Dr. Genene Fisher is the Deputy Director at the NOAA Office of Ocean Exploration and Research. She is responsible for a broad spectrum of scientific, financial, and administrative activities for OER, including strategic planning, financial management, personnel management, policy and diversity and inclusion.
From 2015-2020, Genene was the Executive Officer for the National Centers for Environmental Prediction (NCEP), which is part of NOAA’s National Weather Service (NWS). She was responsible for a broad range of scientific, financial, and administrative activities for NCEP’s nine centers which provide national and global operational weather, water, climate, and space weather products and services. In the NCEP Office of the Director, Dr. Fisher oversaw strategic planning, financial management, personnel management, policy, and interagency and international issues.

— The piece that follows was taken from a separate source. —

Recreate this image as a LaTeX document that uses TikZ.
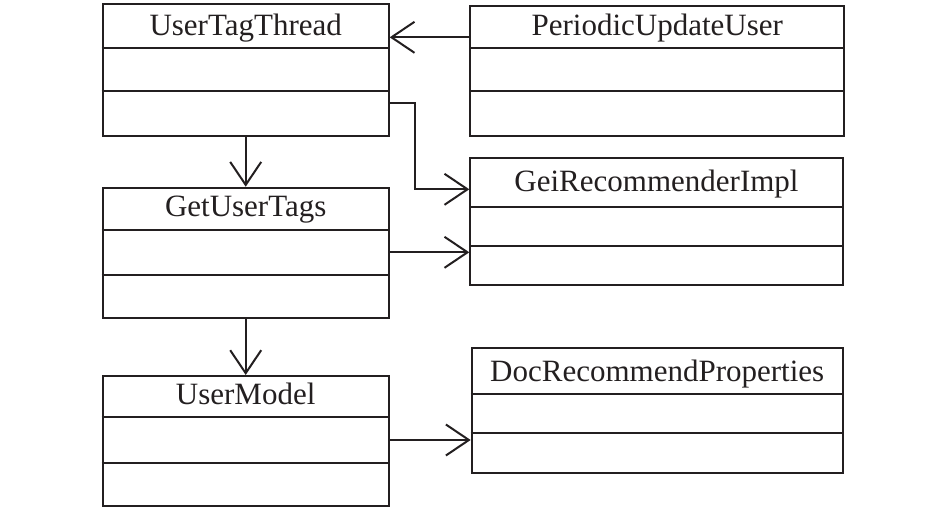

From 2011-2015, Genene served as the NWS Senior Advisor for Space Weather. In this position, she advised NOAA leadership and federal agency executives on space weather technical and policy issues in preparation for domestic and international strategy and policy formulation. She integrated space weather operations into agency policies and procedures and expanded space weather activities within NWS HQ.
Prior to joining NOAA, Genene spent ten years as a Senior Policy Fellow at the American Meteorological Society (AMS) Policy Program, where she focused on science policy issues and societal impacts of weather and climate. She routinely met with policy makers to highlight the importance of atmospheric and space weather science and offered recommendations on how to reduce adverse impacts to user systems.

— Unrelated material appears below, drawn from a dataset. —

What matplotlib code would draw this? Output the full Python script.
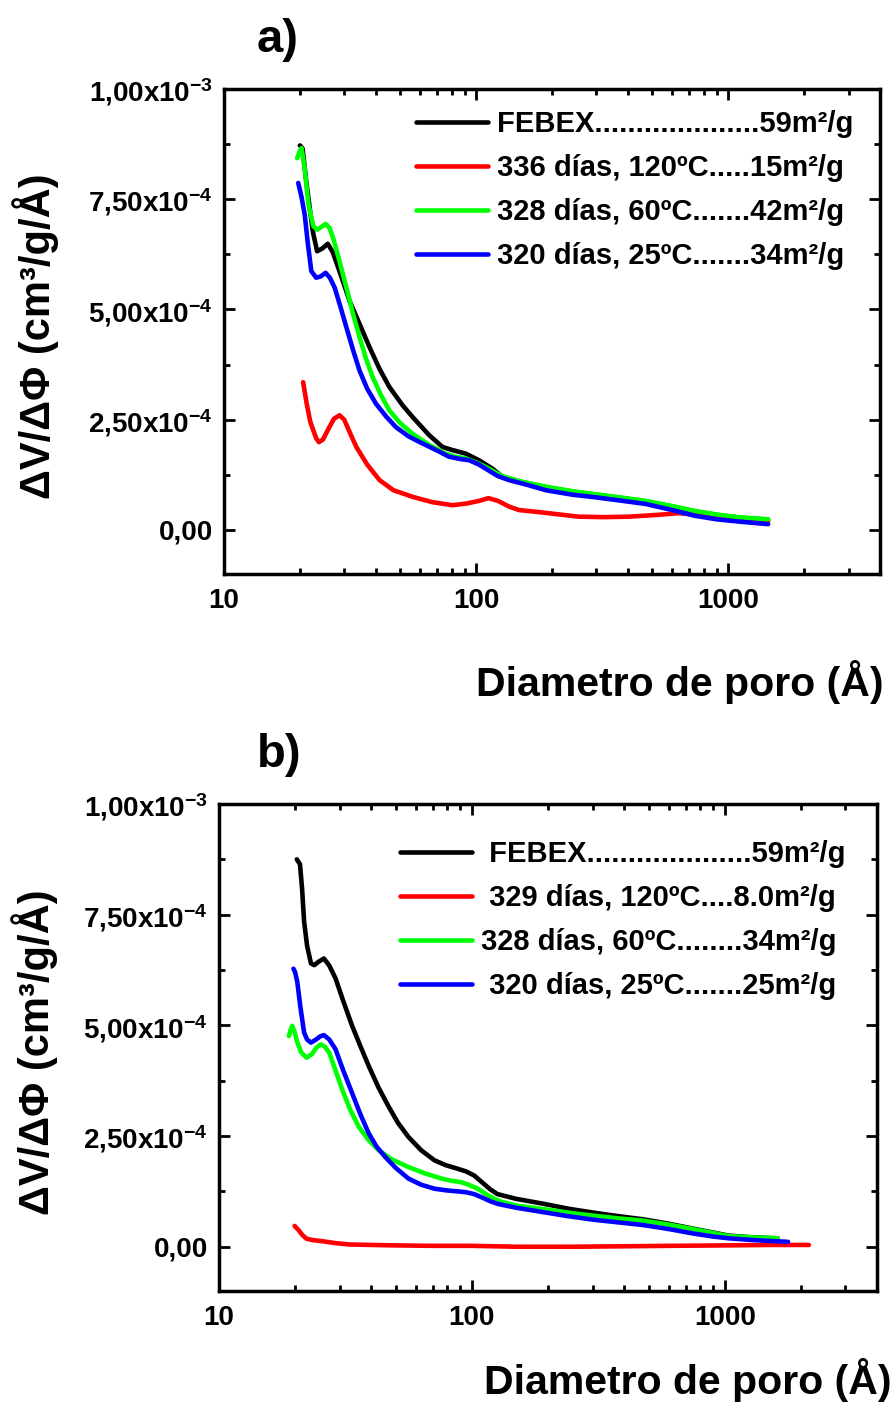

Genene has been active with AMS since 2001 in a variety of roles. For example, she has served on the BAMS Editorial Board since 2007. She helped create the AMS Space Weather Committee, served as co-chair of the Space Weather Conference, and led the writing of policy statements.
Genene received a PhD in Atmospheric and Space Science and a Master of Public Policy from the University of Michigan. She also has a B.A. in Planetary and Space Sciences from Boston University.